5) Les arrêts rapportés ne contredisent pas néanmoins ceux cités ci-dessus (3) relatifs à l’activité de constructeur de maisons individuelles.

En effet, dans ce dernier cas, la clause a, pour conséquence d’exclure de la garantie certains travaux « dans l’exercice de sa profession d’entrepreneur », tandis que dans les arrêts rapportés – axés sur la déclaration de risque – il n’a pas été admis qu’un entrepreneur qui souscrit une assurance de responsabilité décennale pour un secteur d’activité déterminé et codifié dans la police d’assurance, puisse bénéficier d’une couverture d’assurance décennale en dehors de ce secteur d’activité déclarée (1re espèce), voire non codifié (2e espèce) « l’activité déclarée étant celle de pose avec ou sans fabrication de charpente de bois (portée maximale 15 m) ».
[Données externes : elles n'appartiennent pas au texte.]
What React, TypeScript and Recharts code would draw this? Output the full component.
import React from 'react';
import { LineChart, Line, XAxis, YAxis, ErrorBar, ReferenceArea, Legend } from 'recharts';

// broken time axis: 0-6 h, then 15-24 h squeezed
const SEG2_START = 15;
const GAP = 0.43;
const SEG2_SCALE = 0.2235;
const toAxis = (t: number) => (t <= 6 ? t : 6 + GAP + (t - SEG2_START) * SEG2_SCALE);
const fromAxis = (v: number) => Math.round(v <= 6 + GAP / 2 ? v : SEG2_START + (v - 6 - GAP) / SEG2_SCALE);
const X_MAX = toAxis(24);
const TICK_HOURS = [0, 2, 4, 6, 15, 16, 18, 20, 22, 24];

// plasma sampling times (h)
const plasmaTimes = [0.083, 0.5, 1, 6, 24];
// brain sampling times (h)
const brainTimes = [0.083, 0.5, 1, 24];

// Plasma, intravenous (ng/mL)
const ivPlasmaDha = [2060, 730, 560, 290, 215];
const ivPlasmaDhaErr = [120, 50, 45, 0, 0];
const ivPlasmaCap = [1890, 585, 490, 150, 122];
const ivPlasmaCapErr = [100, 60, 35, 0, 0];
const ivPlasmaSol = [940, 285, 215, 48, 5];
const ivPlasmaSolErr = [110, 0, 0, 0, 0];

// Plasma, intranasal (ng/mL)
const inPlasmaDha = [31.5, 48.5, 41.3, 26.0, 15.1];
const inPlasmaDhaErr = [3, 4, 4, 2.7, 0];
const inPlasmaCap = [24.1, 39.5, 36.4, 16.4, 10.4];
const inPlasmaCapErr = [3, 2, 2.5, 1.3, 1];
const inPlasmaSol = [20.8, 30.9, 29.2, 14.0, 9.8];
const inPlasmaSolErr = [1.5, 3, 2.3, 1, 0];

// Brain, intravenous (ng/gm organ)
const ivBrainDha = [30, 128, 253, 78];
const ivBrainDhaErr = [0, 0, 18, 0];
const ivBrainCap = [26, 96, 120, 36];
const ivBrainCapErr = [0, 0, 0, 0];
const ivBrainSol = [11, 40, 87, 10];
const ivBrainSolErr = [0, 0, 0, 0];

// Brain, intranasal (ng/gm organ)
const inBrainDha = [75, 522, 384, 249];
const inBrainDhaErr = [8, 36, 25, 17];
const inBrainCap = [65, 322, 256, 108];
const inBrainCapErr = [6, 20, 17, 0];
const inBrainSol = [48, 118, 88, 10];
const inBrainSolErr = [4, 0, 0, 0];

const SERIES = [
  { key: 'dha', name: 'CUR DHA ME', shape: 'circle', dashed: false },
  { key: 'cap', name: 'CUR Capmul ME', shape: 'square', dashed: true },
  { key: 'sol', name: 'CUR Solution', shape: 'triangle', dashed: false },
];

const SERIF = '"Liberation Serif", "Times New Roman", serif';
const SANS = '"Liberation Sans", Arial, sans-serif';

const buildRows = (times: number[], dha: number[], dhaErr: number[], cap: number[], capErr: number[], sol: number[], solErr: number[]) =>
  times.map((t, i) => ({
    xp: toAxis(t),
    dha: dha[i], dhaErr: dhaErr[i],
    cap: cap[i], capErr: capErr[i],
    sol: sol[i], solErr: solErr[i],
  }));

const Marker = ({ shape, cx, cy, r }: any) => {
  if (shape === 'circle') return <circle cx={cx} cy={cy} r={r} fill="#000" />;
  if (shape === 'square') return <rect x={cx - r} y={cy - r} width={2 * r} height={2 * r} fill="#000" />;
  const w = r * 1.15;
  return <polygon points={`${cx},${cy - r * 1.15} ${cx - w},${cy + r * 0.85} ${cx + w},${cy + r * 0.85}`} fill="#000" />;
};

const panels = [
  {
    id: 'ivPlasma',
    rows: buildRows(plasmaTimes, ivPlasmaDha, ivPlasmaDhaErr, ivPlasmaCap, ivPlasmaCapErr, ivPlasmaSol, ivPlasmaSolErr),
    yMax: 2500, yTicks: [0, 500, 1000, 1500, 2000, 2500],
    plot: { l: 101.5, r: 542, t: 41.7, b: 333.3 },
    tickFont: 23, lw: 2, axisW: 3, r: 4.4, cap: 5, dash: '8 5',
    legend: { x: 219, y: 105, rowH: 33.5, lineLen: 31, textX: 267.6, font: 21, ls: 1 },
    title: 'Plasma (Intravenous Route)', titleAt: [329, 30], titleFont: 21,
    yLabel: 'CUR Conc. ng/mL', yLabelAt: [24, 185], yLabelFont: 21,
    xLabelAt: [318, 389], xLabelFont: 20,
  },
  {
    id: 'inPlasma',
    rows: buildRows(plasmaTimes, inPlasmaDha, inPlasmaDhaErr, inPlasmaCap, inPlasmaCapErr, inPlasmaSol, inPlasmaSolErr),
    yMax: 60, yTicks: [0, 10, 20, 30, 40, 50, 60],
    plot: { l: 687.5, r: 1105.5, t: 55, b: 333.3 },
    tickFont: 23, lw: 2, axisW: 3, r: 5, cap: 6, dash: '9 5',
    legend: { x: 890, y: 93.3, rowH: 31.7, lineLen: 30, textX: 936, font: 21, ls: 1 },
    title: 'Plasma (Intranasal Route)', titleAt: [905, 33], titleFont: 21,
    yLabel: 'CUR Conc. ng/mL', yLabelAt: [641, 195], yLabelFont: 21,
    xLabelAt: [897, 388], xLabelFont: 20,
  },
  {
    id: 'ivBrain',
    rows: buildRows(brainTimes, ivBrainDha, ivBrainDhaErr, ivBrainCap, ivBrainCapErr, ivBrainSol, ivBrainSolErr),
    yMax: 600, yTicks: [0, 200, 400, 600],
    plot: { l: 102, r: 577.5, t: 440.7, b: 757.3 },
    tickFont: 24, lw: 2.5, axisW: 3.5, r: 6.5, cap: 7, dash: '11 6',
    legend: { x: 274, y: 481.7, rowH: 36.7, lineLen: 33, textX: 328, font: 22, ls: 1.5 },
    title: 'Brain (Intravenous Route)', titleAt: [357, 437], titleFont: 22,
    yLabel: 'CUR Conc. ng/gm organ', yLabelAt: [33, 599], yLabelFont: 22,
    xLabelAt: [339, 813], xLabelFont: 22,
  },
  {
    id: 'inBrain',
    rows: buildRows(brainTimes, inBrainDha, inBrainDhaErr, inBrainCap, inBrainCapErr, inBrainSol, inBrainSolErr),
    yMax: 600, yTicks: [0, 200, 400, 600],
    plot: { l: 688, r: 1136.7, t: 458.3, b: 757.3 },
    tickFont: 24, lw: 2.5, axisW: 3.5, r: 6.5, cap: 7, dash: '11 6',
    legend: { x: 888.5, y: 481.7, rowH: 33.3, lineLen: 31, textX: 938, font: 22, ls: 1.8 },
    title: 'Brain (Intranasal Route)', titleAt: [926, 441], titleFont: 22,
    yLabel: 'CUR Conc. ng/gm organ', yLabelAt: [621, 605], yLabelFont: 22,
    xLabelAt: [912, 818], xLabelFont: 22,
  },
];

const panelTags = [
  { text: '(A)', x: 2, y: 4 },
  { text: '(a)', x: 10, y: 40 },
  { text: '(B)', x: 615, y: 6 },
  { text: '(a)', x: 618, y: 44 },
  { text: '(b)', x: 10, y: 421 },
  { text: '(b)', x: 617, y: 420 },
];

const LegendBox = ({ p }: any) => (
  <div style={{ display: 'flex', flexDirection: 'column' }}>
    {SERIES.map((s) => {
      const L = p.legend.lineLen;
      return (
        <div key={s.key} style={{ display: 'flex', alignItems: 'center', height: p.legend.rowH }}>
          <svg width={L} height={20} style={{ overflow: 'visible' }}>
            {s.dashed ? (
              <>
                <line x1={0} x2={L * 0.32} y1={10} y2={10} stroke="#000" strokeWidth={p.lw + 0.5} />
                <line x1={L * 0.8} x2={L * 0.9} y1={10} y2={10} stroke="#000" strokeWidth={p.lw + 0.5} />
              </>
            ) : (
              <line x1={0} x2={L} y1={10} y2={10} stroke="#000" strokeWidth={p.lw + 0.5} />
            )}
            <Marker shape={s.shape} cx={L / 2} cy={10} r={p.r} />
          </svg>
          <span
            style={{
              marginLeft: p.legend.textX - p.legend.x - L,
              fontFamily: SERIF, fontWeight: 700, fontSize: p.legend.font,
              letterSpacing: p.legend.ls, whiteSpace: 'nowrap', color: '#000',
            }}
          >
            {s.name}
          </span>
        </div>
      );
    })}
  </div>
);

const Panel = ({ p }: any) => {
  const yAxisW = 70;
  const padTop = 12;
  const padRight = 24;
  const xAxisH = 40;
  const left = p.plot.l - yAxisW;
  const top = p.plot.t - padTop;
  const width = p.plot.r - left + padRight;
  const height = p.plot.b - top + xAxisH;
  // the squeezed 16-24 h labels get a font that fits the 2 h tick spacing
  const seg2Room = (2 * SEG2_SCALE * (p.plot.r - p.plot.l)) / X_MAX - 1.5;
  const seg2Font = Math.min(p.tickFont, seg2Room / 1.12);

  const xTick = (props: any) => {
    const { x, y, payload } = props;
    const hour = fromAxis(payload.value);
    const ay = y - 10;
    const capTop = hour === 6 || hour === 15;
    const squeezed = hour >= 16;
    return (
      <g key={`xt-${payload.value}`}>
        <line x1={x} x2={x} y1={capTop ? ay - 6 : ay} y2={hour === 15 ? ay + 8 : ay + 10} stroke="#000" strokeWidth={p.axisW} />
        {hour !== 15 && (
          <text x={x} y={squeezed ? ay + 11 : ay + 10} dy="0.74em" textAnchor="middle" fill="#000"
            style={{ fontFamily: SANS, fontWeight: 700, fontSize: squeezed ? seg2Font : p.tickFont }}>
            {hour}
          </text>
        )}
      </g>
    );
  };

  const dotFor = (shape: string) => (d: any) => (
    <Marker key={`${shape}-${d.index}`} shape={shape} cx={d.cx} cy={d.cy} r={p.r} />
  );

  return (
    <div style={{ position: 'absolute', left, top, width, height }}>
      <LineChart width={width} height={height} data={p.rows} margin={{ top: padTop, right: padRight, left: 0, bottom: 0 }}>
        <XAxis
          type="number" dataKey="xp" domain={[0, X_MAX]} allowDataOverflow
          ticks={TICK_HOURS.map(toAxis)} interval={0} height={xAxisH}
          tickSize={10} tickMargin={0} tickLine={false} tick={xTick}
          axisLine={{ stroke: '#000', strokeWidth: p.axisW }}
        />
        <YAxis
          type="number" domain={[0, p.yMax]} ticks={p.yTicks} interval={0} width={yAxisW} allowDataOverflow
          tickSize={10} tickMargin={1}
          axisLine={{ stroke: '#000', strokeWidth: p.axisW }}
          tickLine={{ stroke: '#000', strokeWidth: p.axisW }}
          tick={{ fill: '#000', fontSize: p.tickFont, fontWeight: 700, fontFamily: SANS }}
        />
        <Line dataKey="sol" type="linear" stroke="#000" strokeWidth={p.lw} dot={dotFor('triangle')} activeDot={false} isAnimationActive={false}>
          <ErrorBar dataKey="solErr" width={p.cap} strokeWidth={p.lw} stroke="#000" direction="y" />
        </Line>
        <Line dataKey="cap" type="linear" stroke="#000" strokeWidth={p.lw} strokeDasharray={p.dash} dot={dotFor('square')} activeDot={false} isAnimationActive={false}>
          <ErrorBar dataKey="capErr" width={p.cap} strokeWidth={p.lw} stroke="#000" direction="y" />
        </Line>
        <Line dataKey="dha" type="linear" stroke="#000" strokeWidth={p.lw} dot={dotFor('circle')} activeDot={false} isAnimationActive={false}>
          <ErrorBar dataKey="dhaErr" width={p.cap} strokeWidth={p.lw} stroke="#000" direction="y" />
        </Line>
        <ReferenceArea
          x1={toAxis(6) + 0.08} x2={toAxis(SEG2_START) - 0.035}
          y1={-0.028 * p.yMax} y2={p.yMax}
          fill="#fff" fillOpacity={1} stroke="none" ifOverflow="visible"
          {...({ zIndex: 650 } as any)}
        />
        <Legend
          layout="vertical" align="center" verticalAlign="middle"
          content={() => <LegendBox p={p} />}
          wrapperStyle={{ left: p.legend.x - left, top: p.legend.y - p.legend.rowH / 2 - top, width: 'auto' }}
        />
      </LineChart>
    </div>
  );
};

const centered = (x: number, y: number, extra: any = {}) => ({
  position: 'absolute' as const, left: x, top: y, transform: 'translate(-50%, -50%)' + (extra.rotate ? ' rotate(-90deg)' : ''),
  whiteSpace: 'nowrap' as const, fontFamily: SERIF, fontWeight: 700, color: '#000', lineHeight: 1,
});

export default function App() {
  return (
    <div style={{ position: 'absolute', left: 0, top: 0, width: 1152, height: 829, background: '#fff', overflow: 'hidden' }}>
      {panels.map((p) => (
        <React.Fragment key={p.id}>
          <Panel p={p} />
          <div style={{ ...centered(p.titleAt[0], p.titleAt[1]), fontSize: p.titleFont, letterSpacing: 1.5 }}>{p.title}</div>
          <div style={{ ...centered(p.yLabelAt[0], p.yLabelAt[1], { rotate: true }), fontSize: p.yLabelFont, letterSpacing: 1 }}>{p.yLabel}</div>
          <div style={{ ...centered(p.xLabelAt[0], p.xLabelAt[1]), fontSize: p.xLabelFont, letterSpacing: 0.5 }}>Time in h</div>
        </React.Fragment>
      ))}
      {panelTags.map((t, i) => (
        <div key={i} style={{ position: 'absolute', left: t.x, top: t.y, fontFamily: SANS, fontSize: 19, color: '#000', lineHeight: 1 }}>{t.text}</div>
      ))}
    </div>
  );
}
6) On aurait pu songer à l’application d’une réduction proportionnelle de l’indemnité pour omission ou déclaration inexacte du risque.

C’est justement ce qu’avait implicitement soutenu le demandeur au pourvoi dans la première espèce (arrêt de rejet), qui soutenait que la déclaration relative à l’activité professionnelle n’avait pour objet que de déterminer le montant de la prime, mais la Cour Suprême a négligé à juste titre l’argument.
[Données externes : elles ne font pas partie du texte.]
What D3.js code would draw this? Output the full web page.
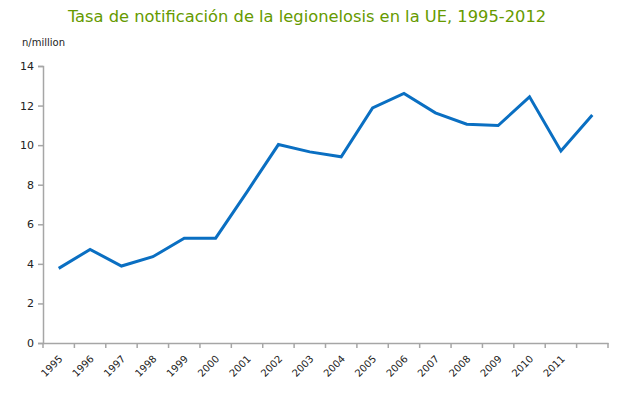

Dans la deuxième espèce (arrêt de cassation), la Cour d’appel avait elle-même admis, pour l’écarter aussitôt, au prétexte qu’elle ne pouvait préjudicier à la victime du dommage, la réduction de l’indemnité suivant la règle proportionnelle dans les termes ci-après rapportés : « Tout au plus, l’aggravation du risque résultant de l’exercice d’une activité plus spécialisée que celle déclarée justifie l’application de la sanction prévue au 3e alinéa de l’article L. 113-9 du Code des assurances, soit la réduction de l’indemnité suivant la règle proportionnelle de prime, sans toutefois qu’elle puisse préjudicier à la victime du dommage ; qu’il appartiendra toutefois à la S.A.M.D.A. de faire valoir ses droits, en tant que de besoin, à l’encontre de la liquidation de la B.C.I. » !…
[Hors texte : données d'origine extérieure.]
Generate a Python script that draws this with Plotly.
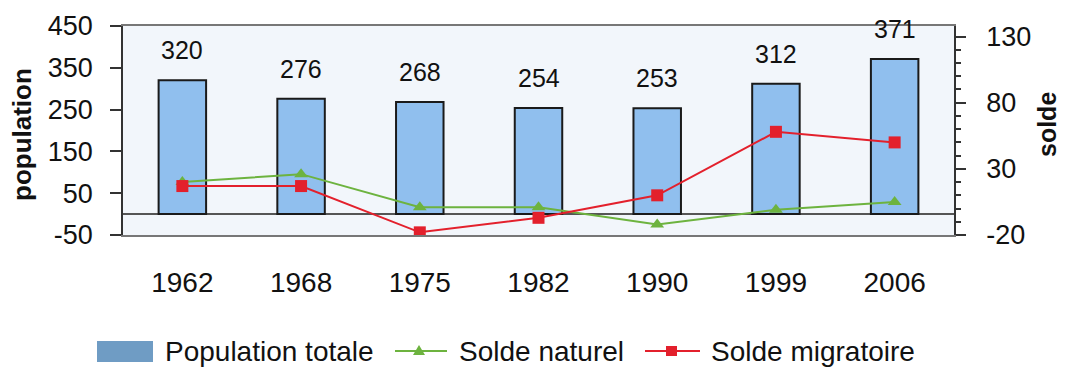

Ce faisant, la Cour d’appel contredisait la solution qui avait été antérieurement retenue par la Cour Suprême (Cass. civ. 1re, 6 décembre 1994, R.G.A.T. 1994.1105, note J. Bigot ; G.P. 11 au 13 juin 1995, note F. Lesage) et réitéré depuis (Cass. civ. 3e 23 avril 1997, Bull. civ. III, n° 85, cette dernière espèce ne statuant cependant qu’à propos des dommages immatériels exclus de l’assurance obligatoire).

Mais ici encore la Cour Suprême a négligé la question estimant n’y avoir pas lieu à statuer sur la troisième branche du moyen du pourvoi, critiquant notamment la violation de l’article 113-9 du Code des assurances.

C’est dire que la règle énoncée ci-dessus par les arrêts rapportés a valeur de principe majeur.